Cline and Cursor solve adjacent but different problems. Cursor excels as your daily IDE with always-on AI: ghost text, Tab completions, and solid multi-file Composer. Cline excels at executing discrete complex tasks with explicit human oversight and model flexibility. The telling fact: many developers run Cline inside Cursor — getting both autocomplete and autonomous task execution from the same editor.
Category breakdown
Pick by use case
Cline and Cursor both live in VS Code — and that’s roughly where their similarity ends.

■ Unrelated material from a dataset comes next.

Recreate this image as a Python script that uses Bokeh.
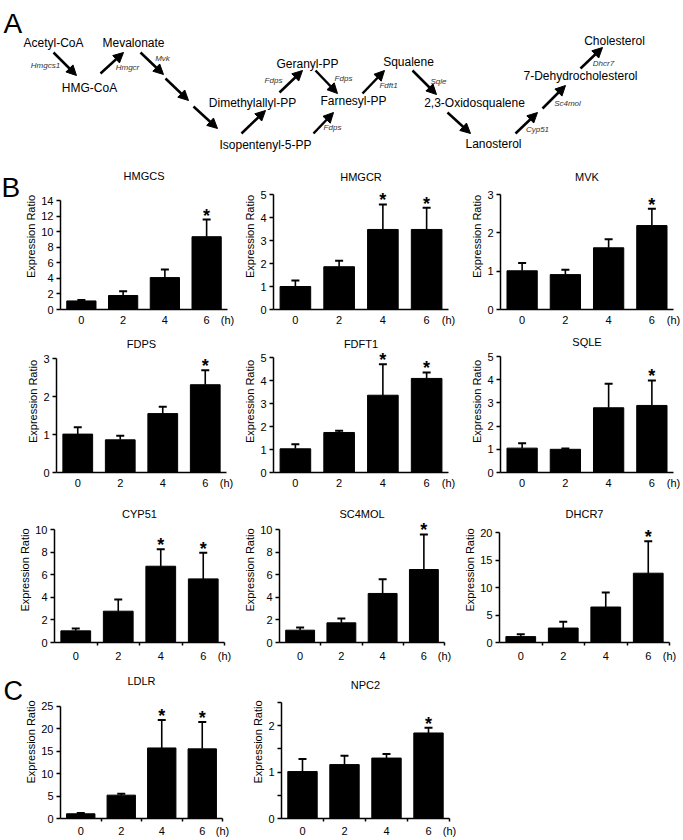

Cursor is a full IDE replacement. You install it instead of VS Code. It has AI baked into every surface: ghost text autocomplete as you type, Tab completions that understand context, a chat sidebar, and Composer for multi-file tasks. It’s opinionated, polished, and ready to use the moment you open it.

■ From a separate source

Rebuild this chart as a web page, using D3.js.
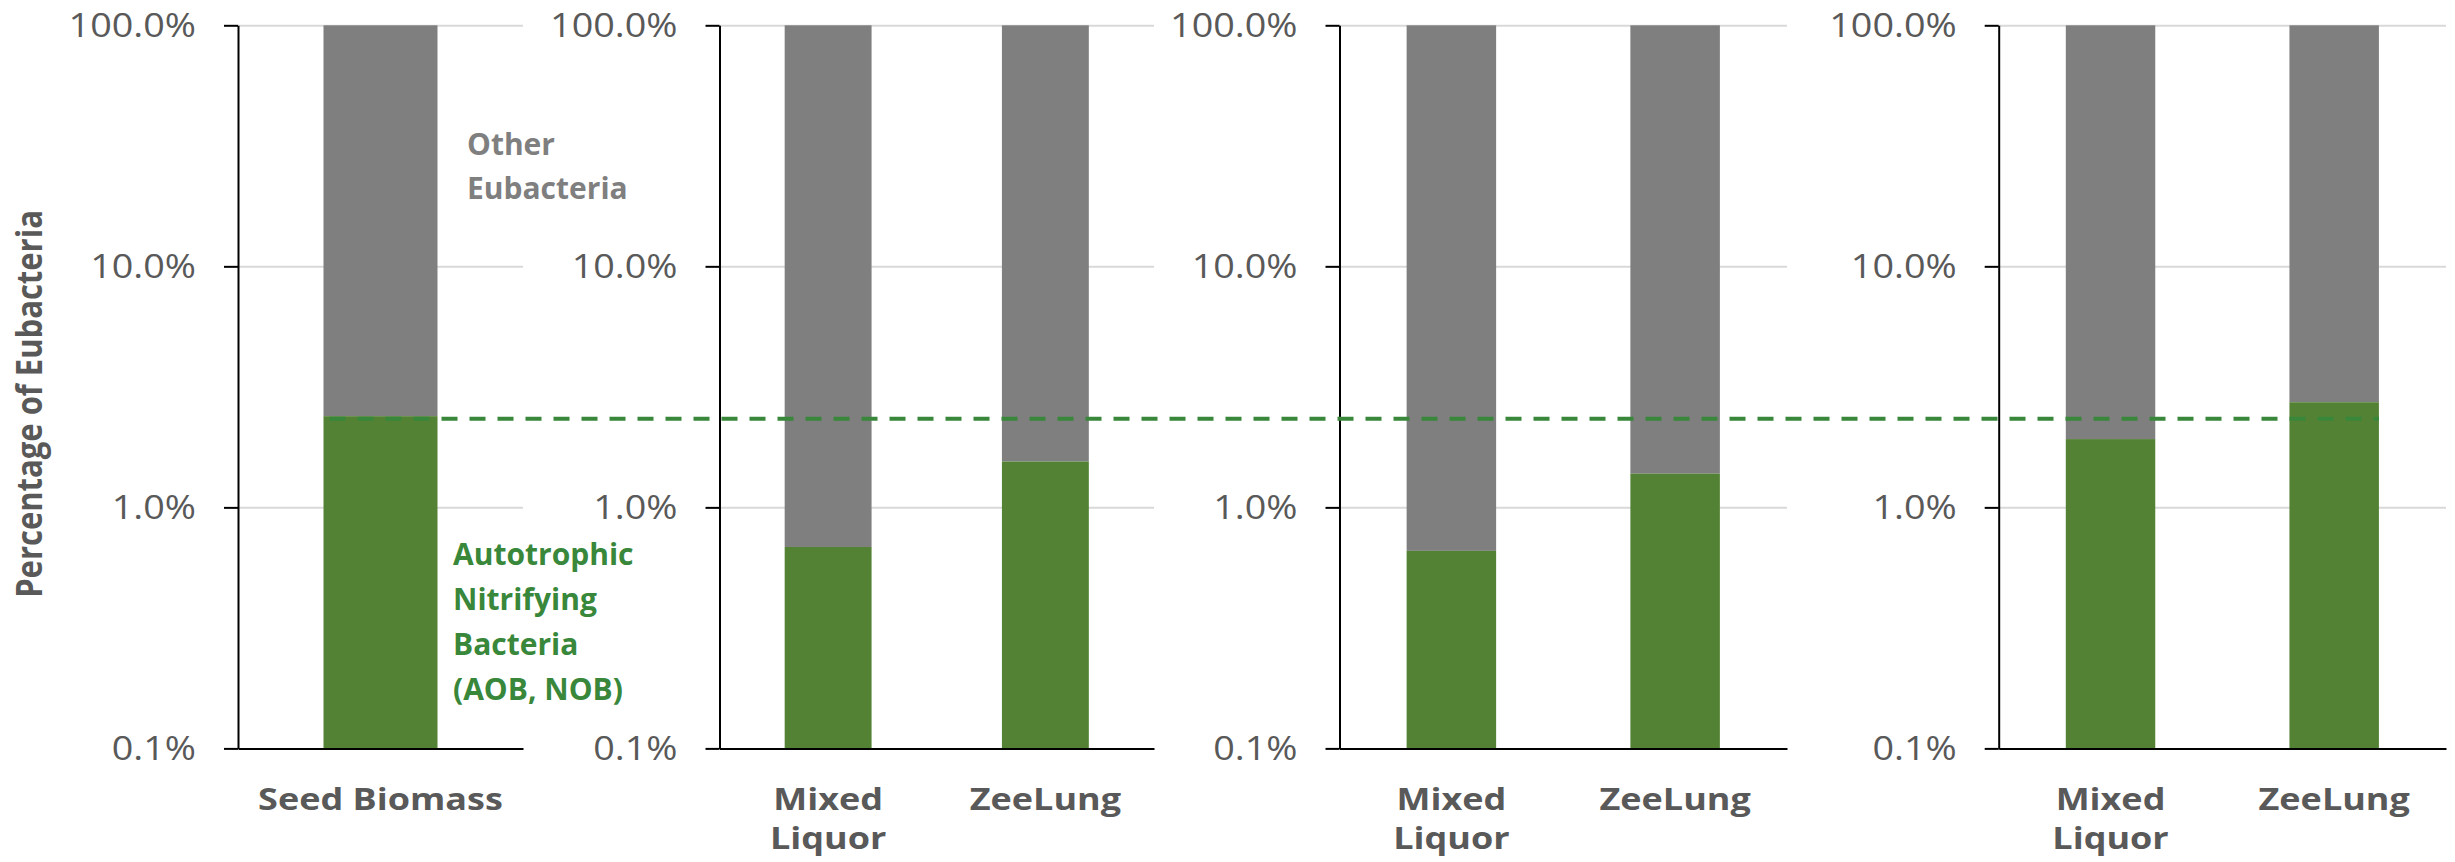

Cline is an extension you add to VS Code (or Cursor itself). It adds an autonomous agent capability: describe a task, and Cline reads files, plans changes, runs commands, and applies edits — pausing at each consequential step to show you what it wants to do and get your approval.
The distinction matters because one tool is replacing your IDE; the other is adding a capability to it.
What Cursor Does Well
Cursor is optimized for the experience of writing code. The autocomplete engine is among the best available — it understands intent across files, predicts multi-line completions, and doesn’t constantly interrupt your flow. If you’ve used GitHub Copilot, Cursor’s Tab completions are a noticeable step up.
Cursor Composer handles multi-file tasks reasonably well. Give it a high-level instruction, and it will identify relevant files and make coordinated changes. It’s not as deep as Cline’s agent loop, but for most day-to-day tasks it’s fast and sufficient.
The pricing model is also clear: $20/mo Pro gives you a working AI IDE without per-request billing anxiety.
What Cline Does Well
Cline is purpose-built for autonomous task execution. The difference from Cursor Composer isn’t just feature depth — it’s the interaction model.
With Cline, you get:
- Plan mode: a dedicated planning step before execution where you review and approve the plan
- Approval dialogs before every terminal command and file outside your project
- Checkpoints: save state and restore at any point in a session
- Full diff review before any file changes land
- Model freedom: use Claude Opus 4.6 for complex reasoning, switch to Haiku 4.5 for edits, run Gemini 3 Flash for speed
For tasks where you want to understand every step the agent is taking — a refactor touching 20 files, a feature that requires coordinated changes across layers — Cline’s approval model gives you visibility that Cursor Composer doesn’t.
The Interesting Case: Cline Inside Cursor
Many developers run Cline as an extension inside Cursor. This isn’t a hack — Cline works in any VS Code-based editor.
The combination gives you:
- Cursor’s autocomplete for writing code
- Cline’s agent loop for executing complex tasks
- Cursor’s overall IDE polish and ecosystem
- Cline’s model flexibility when you need a specific LLM
If you’re a Cursor subscriber who occasionally needs deep autonomous task execution with explicit controls, adding Cline as an extension is worth the API cost. They don’t conflict.
Cost Model Comparison
Cursor charges a subscription: $20/mo for Pro, $40/mo for Business. The subscription includes model access (Claude Sonnet, GPT-5.4) with usage limits.
Cline has no subscription. You pay your LLM provider directly. A complex Cline session with Claude Sonnet might cost $0.50–$3.00 depending on context length and edits. For light use, Cline can be cheaper than Cursor’s subscription. For heavy agentic use with expensive models, it can exceed Cursor’s cost.
The practical difference: Cursor’s cost is predictable. Cline’s cost scales with usage, which is good discipline but requires attention.
Who Should Use Which
Use Cursor if:
- You want a polished AI IDE with autocomplete from day one
- You want fixed, predictable monthly pricing
- You do most of your AI interaction inline while writing
Use Cline if:
- You want explicit agent control with approval steps
- You need to use LLMs beyond Claude and GPT-5.4
- You’re doing large autonomous tasks where visibility into each action matters
- You want to run Cline as an additional capability inside your existing editor (including Cursor)
Use both if: You want Cursor’s IDE quality plus Cline’s agent depth — install Cline as an extension in Cursor and get both.